The all-new MINI Countryman will be the largest MINI ever, the first to offer a plug-in hybrid model and will boast new features including a touch-free electric tailgate, when it arrives with customers in February.
On sale since October 26, the Countryman is 20cm longer than before, with a 7.5cm longer wheelbase, providing enough interior space for five full seats. Its design is a reimagining of the original Countryman, with a ‘floating roof’, pronounced headlights with an asymmetric shape, along with satin-finished roof rails. In profile, there’s now a more pronounced step-up between the front and rear windows, emphasising the Countryman’s height.
The plug-in hybrid Cooper S E Countryman ALL4 uses a 134bhp petrol turbo and an 87bhp electric motor to glean a 134.5mpg figure, but also sprint from rest to 62mph in just 7.2 seconds, with power fed to a Steptronic six-speed automatic gearbox. Emissions are rated at 49g/km of CO2, with the electric motor able to provide up to 25 miles of zero-emission driving.
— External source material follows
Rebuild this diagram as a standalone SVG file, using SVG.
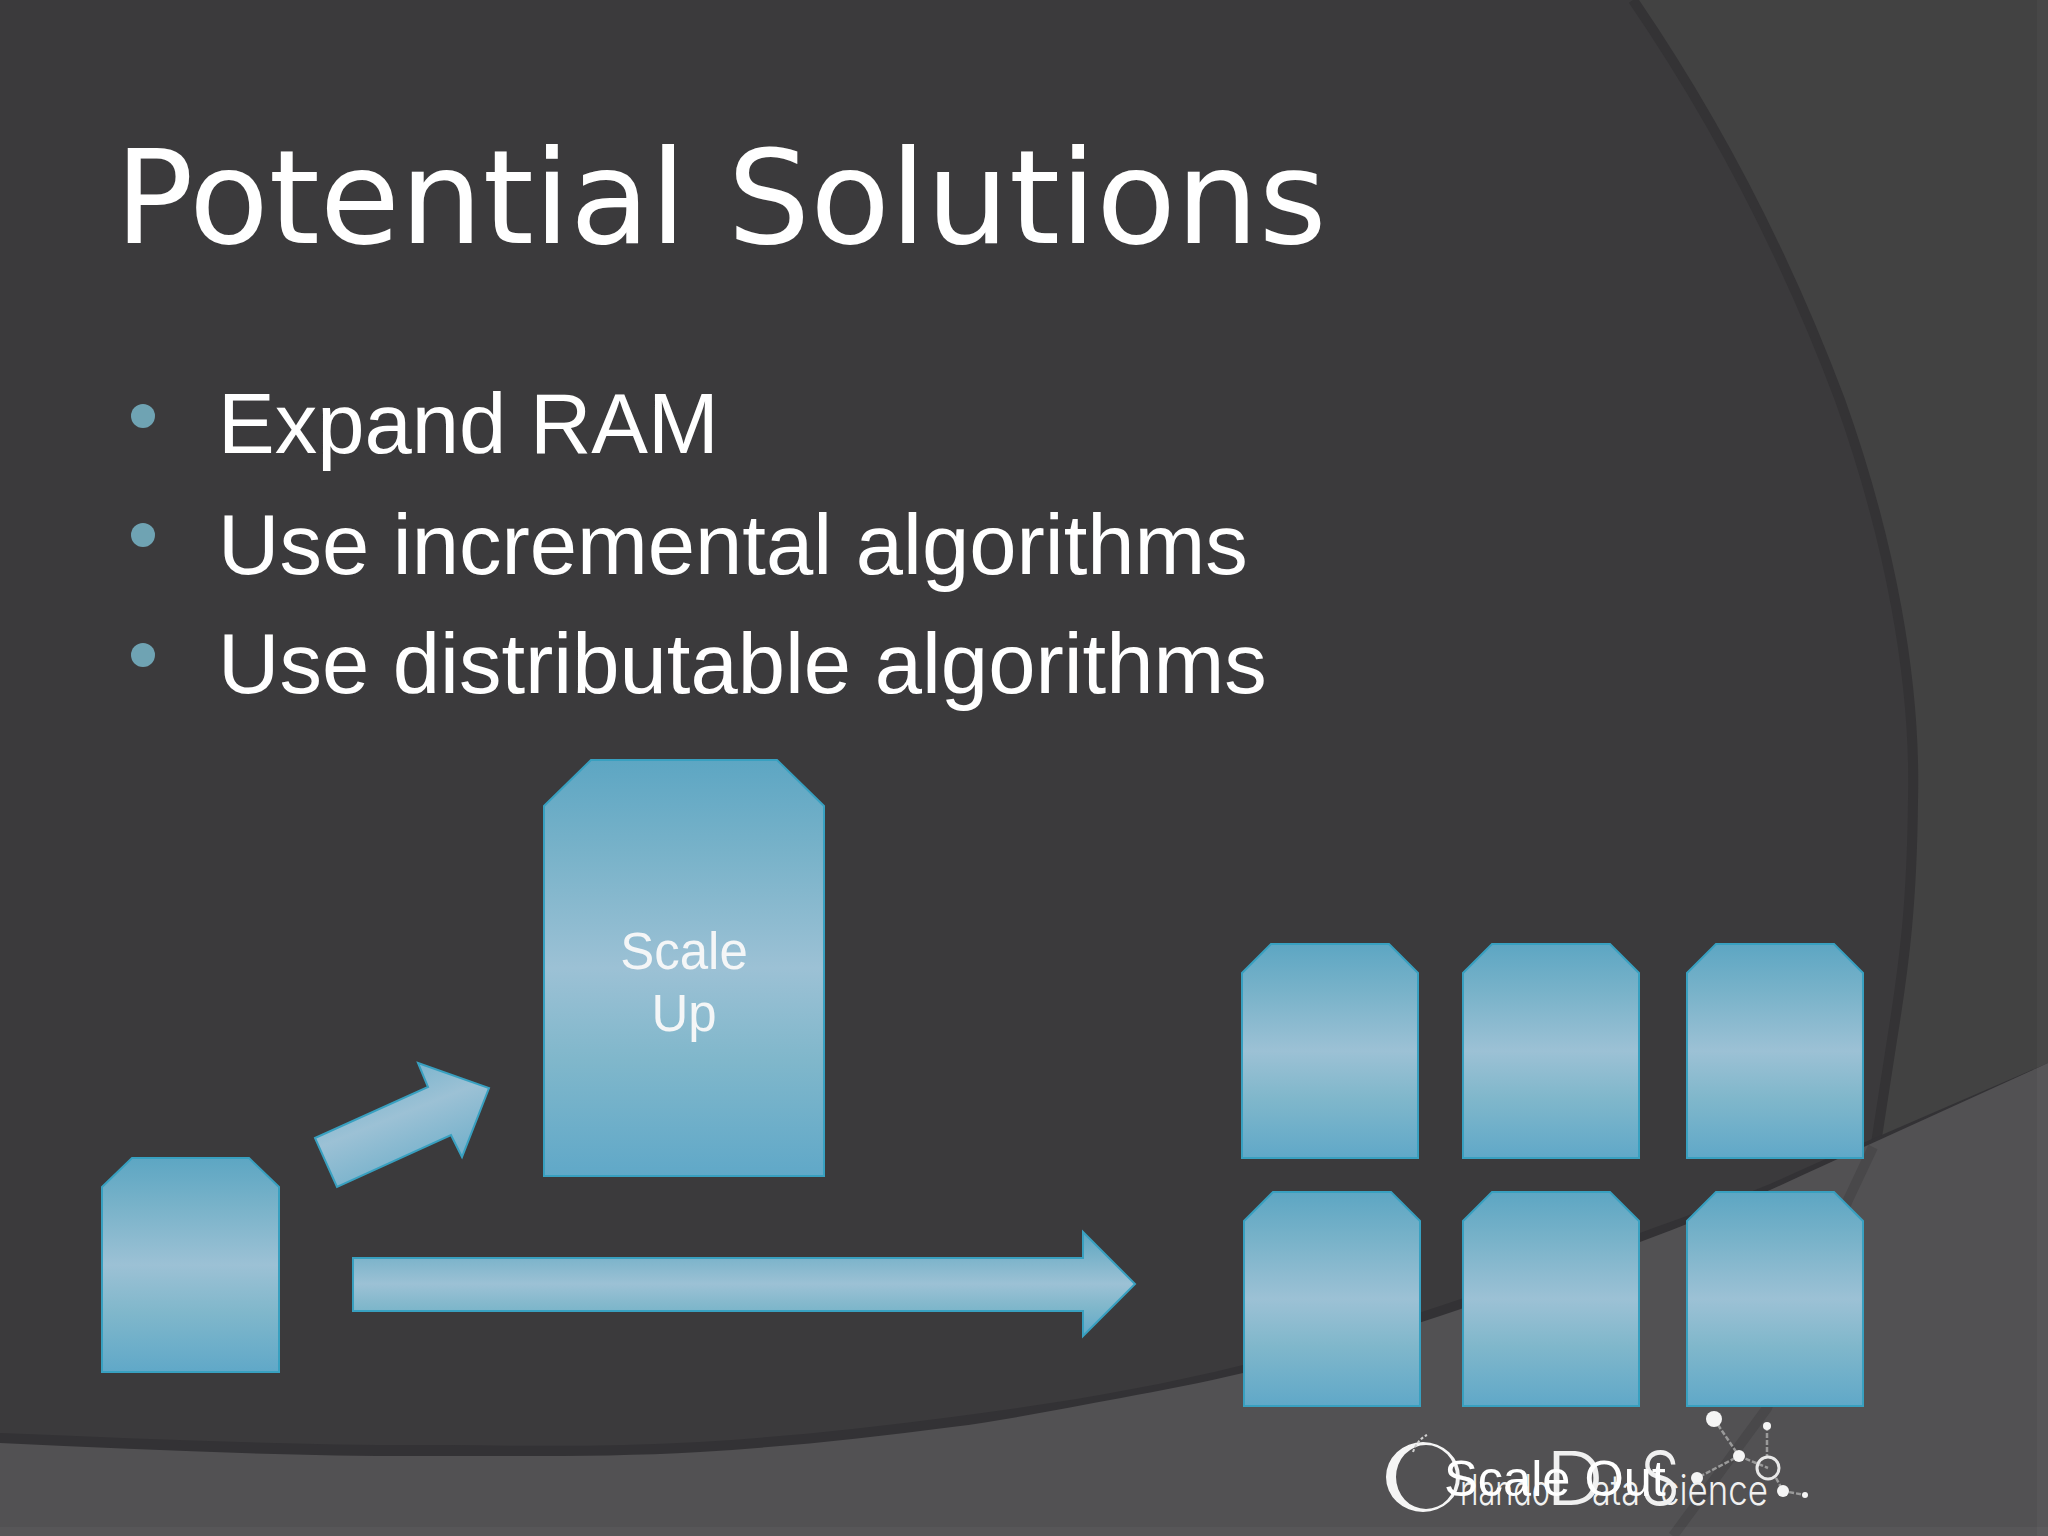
<svg xmlns="http://www.w3.org/2000/svg" width="2048" height="1536" viewBox="0 0 2048 1536">
<defs>
<linearGradient id="box" x1="0" y1="0" x2="0" y2="1">
<stop offset="0" stop-color="#5da6c3"/><stop offset=".22" stop-color="#78b2c9"/><stop offset=".5" stop-color="#9cc1d5"/><stop offset=".72" stop-color="#80b7cb"/><stop offset="1" stop-color="#60a8c8"/>
</linearGradient>
<linearGradient id="diag" gradientUnits="userSpaceOnUse" x1="368" y1="1070" x2="412" y2="1180">
<stop offset="0" stop-color="#74b2cc"/><stop offset=".45" stop-color="#9cc1d5"/><stop offset="1" stop-color="#70afca"/>
</linearGradient>
</defs>
<style>
.n{stroke:#38a0c0;stroke-width:2;fill:url(#box)}
.t{fill:#fff;font-family:"Liberation Sans",Arial,sans-serif}
.b{font-size:85px}
.l{font-size:51px;fill:#f4f6f7;text-anchor:middle}
.dot{fill:#6fa3b3}
.logo{fill:#f5f5f5}
.ll{stroke:#9a9a9a;stroke-width:2.5;fill:none;stroke-dasharray:5 2}
</style>
<g id="background">
<rect width="2048" height="1536" fill="#424242"/>
<path id="arc-fill" d="M0 0H1633C1724 133 1790 267 1840 400C1890 540 1916 680 1913 800C1912 900 1905 960 1892 1040L1875 1150V1536H0Z" fill="#3b3a3c"/>
<path d="M1633 0C1724 133 1790 267 1840 400C1890 540 1916 680 1913 800C1912 900 1905 960 1892 1040L1875 1150" fill="none" stroke="#343335" stroke-width="10"/>
<path d="M0 1433C150 1439 300 1446 446 1445C530 1446 615 1447 700 1442C784 1437 868 1428 952 1417C1060 1403 1150 1388 1243 1365C1309 1348 1374 1328 1440 1306C1507 1284 1573 1258 1640 1233C1683 1217 1727 1202 1770 1184C1806 1168 1841 1152 1877 1137L2048 1063V1536H0Z" fill="#333235"/>
<path d="M0 1443C150 1450 300 1457 446 1456C530 1456 615 1457 700 1452C784 1447 868 1438 952 1427C1008 1420 1065 1408 1121 1398C1162 1390 1202 1383 1243 1373C1309 1356 1374 1338 1440 1316C1507 1294 1573 1267 1640 1242C1683 1226 1727 1208 1770 1190C1806 1174 1841 1157 1877 1141C1934 1115 1991 1089 2048 1063V1536H0Z" fill="#525153"/>
<path d="M1873 1147L1848 1200L1767 1408L1673 1536" fill="none" stroke="#49484a" stroke-width="10"/>
<rect x="2037" width="11" height="1536" fill="#fff" opacity=".03"/>
<rect y="1527" width="2048" height="9" fill="#fff" opacity=".03"/>
</g>
<text id="title" x="115" y="243" class="t" style="font-family:'DejaVu Sans',sans-serif;font-size:130.4px">Potential Solutions</text>
<g id="bullets">
<circle class="dot" cx="143" cy="416" r="12"/><text class="t b" x="218" y="453">Expand RAM</text>
<circle class="dot" cx="143" cy="535" r="12"/><text class="t b" x="218" y="574">Use incremental algorithms</text>
<circle class="dot" cx="143" cy="655" r="12"/><text class="t b" x="218" y="693">Use distributable algorithms</text>
</g>
<g id="connectors">
<polygon id="arrow-up" points="315,1138 428,1087 418,1063 489,1088 462,1157 451,1135 337,1187" fill="url(#diag)" stroke="#38a0c0" stroke-width="2"/>
<polygon id="arrow-out" class="n" points="353,1258 1083,1258 1083,1232 1135,1284 1083,1336 1083,1311 353,1311"/>
</g>
<g id="node-small"><polygon class="n" points="132,1158 249,1158 279,1187 279,1372 102,1372 102,1187"/></g>
<g id="node-scale-up"><polygon class="n" points="591,760 777,760 824,806 824,1176 544,1176 544,806"/>
<text class="t l" x="684" y="969">Scale</text><text class="t l" x="684" y="1031">Up</text></g>
<g id="node-o1"><polygon class="n" points="1271,944 1389,944 1418,973 1418,1158 1242,1158 1242,973"/></g>
<g id="node-o2"><polygon class="n" points="1492,944 1610,944 1639,973 1639,1158 1463,1158 1463,973"/></g>
<g id="node-o3"><polygon class="n" points="1716,944 1834,944 1863,973 1863,1158 1687,1158 1687,973"/></g>
<g id="node-o4"><polygon class="n" points="1273,1192 1391,1192 1420,1221 1420,1406 1244,1406 1244,1221"/></g>
<g id="node-o5"><polygon class="n" points="1492,1192 1610,1192 1639,1221 1639,1406 1463,1406 1463,1221"/></g>
<g id="node-o6"><polygon class="n" points="1716,1192 1834,1192 1863,1221 1863,1406 1687,1406 1687,1221"/></g>
<g id="logo">
<g class="ll"><path d="M1714 1419L1739 1456L1697 1478M1739 1456L1768 1468M1767 1426V1457M1776 1478L1783 1491L1805 1495"/></g>
<g class="logo"><circle cx="1714" cy="1419" r="8"/><circle cx="1739" cy="1456" r="6"/><circle cx="1697" cy="1478" r="6"/><circle cx="1767" cy="1426" r="4"/><circle cx="1783" cy="1491" r="6"/><circle cx="1805" cy="1495" r="3"/></g>
<circle cx="1768" cy="1468" r="11" fill="none" stroke="#e8e8e8" stroke-width="3"/>
<path class="logo" fill-rule="evenodd" d="M1386 1477a37 35 0 1 0 74 0a37 35 0 1 0 -74 0ZM1396 1477a30 32 0 1 0 60 0a30 32 0 1 0 -60 0Z"/>
<path d="M1413 1452Q1417 1440 1427 1435" fill="none" stroke="#cfcfcf" stroke-width="2" stroke-dasharray="3 2"/>
<g style="font-family:Inter,'Liberation Sans',sans-serif;font-weight:300" fill="#f0f0f0">
<text x="1546" y="1505" font-size="74" textLength="58" lengthAdjust="spacingAndGlyphs">D</text>
<text x="1640" y="1505" font-size="74" textLength="40" lengthAdjust="spacingAndGlyphs">S</text>
<text x="1460" y="1505" font-size="42" textLength="90" lengthAdjust="spacingAndGlyphs">rlando</text>
<text x="1592" y="1505" font-size="42" textLength="48" lengthAdjust="spacingAndGlyphs">ata</text>
<text x="1660" y="1505" font-size="42" textLength="108" lengthAdjust="spacingAndGlyphs">cience</text>
</g>
<text class="t l" x="1555" y="1496" style="fill:#fff;font-size:50.5px">Scale Out</text>
</g>
</svg>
Charging from a conventional plug socket should take just over three hours, with a wallbox should reduce this to a little over two hours.
The E Countryman will also feature an engine management system able to use information from your active navigation route to plan the most efficient driving modes – including all-electric – to switch between during the journey. Petrol power is fed to the front wheels, while the electric motor sits under the boot floor and sends power to the back tyres.
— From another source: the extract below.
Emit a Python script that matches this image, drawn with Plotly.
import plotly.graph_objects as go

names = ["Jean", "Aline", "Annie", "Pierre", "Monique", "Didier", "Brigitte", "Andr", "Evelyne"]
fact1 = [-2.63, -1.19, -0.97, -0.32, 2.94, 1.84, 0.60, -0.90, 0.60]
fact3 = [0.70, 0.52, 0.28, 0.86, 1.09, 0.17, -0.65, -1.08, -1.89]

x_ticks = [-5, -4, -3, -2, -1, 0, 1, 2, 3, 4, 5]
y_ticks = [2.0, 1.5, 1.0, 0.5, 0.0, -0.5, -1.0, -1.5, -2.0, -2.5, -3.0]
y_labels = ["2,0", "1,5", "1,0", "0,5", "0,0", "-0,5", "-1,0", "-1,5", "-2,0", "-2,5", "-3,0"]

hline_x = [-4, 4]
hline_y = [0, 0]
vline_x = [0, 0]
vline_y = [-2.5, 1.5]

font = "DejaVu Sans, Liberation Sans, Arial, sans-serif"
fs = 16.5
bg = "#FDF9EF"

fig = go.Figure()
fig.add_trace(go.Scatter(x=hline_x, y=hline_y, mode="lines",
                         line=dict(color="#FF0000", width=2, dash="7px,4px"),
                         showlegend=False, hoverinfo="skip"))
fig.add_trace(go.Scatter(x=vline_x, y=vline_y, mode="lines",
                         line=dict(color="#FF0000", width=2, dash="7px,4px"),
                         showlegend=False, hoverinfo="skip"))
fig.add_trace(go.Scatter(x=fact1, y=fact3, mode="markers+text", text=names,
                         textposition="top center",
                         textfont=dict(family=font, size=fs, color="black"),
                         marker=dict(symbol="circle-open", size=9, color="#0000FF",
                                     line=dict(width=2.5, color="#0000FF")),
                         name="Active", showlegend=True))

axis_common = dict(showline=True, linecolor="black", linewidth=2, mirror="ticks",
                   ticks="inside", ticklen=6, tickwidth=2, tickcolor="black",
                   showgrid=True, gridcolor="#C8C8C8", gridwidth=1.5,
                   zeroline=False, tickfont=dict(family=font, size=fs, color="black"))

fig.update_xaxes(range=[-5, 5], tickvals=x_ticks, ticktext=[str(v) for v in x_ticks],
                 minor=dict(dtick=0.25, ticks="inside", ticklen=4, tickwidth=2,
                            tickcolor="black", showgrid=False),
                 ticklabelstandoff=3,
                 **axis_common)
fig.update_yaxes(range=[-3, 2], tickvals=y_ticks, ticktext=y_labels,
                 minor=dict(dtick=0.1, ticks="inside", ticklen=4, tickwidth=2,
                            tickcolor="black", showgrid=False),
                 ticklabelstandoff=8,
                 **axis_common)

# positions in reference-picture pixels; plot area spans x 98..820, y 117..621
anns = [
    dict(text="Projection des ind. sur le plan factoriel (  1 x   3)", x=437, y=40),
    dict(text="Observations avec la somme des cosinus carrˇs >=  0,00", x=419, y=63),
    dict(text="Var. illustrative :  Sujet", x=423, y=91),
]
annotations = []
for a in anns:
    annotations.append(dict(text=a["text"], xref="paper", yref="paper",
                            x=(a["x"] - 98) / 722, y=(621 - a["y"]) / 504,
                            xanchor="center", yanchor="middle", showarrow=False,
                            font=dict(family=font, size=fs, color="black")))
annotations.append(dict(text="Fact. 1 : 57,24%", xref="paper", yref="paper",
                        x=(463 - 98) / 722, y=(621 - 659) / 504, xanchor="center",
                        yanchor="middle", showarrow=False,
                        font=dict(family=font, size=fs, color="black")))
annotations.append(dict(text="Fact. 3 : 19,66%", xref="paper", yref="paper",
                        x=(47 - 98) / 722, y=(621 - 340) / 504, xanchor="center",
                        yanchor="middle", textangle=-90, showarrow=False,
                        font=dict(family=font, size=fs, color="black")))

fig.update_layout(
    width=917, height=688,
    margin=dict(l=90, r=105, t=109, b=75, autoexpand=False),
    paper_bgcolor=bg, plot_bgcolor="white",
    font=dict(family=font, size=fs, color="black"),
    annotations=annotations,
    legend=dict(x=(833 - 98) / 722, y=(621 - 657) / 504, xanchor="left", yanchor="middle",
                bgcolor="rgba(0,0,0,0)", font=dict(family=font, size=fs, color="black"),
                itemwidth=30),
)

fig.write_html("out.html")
Two diesel engines will be fitted at launch, both measuring 2.0-litres and with MINI’s twin-scroll ‘TwinPower’ technology along with high pressure common rail injection. The Cooper D gets 147bhp, for an 8.9 seconds 0-62mph time, 64.2mpg and 113g/km of CO2, while the Cooper SD has 187bhp, making it slightly more expensive to run, with figures of 61.4mpg and 121g/km, but quicker, completing the same benchmark sprint in 7.7 seconds.
Inside, of course there’s more space, along with MINI’s LED ring, supplying additional lighting cues in response to driving situations and controls in the car. The front seats now have more travel and the option of electric adjustment with a memory mode for the driver’s side.
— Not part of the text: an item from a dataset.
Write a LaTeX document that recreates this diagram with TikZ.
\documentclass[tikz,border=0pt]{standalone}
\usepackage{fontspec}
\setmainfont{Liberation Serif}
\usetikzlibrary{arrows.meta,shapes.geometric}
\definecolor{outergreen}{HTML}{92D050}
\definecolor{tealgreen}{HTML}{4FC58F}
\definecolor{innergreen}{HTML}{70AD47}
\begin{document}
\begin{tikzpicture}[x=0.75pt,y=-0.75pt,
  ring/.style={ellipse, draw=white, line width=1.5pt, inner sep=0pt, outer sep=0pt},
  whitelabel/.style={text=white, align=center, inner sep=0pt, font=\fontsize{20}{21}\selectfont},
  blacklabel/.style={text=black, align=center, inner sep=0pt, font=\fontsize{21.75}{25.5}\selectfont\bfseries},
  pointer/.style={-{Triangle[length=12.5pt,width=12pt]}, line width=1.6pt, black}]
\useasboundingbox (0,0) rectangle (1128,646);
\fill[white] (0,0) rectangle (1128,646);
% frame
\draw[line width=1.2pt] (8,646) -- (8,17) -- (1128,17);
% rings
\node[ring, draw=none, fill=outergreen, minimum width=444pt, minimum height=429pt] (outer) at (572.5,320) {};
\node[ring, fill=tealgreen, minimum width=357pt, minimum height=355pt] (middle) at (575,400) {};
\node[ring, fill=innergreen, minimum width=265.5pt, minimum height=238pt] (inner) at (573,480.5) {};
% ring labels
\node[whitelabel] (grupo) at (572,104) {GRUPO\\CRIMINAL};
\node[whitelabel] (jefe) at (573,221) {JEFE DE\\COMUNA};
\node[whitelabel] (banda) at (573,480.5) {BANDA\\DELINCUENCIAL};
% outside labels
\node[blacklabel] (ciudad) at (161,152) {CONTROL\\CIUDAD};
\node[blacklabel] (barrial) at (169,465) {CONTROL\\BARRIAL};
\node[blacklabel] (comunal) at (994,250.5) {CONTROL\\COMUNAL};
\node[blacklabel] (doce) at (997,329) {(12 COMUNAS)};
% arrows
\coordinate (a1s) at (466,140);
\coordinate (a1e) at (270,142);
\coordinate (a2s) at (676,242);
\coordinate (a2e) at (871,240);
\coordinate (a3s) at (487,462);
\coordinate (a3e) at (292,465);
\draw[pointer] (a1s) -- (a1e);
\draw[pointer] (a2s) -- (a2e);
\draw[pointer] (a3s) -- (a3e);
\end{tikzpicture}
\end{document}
Trim levels are still Cooper D and Cooper SD, with a MINI Visual Boost Radio and 6.5-inch display fitted as standard, along with Bluetooth and navigation. Around 75 per cent of UK customers are expected to go for either the Pepper, Chili or Sport packs, with features including alloy wheels, MINI driving modes, sports seats and LED headlamps.
Unlike before, where the Countryman came with two rear seats or a bench, there are now three rear seats, and the door openings have been enlarged to ease access. This should prove especially handy for parents with child seats, and the rear seats can now also be moved fore and aft by 13cm.
To reflect its ‘family vehicle’ status, MINI has added more storage around the cabin and boot space is up to 450 litres, increasing to 1,309 litres with the rear 40:20:40 split and fold seats stowed. An optional electric tailgate can be opened without having to touch the boot, for those awkward moments when your hands are full.
Pricing starts from £24,425 for the Cooper D, while adding either an automatic gearbox or four-wheel-drive increases cost by around £1,600. The Cooper SD Countryman starts at £28,430 with an automatic fitted as standard.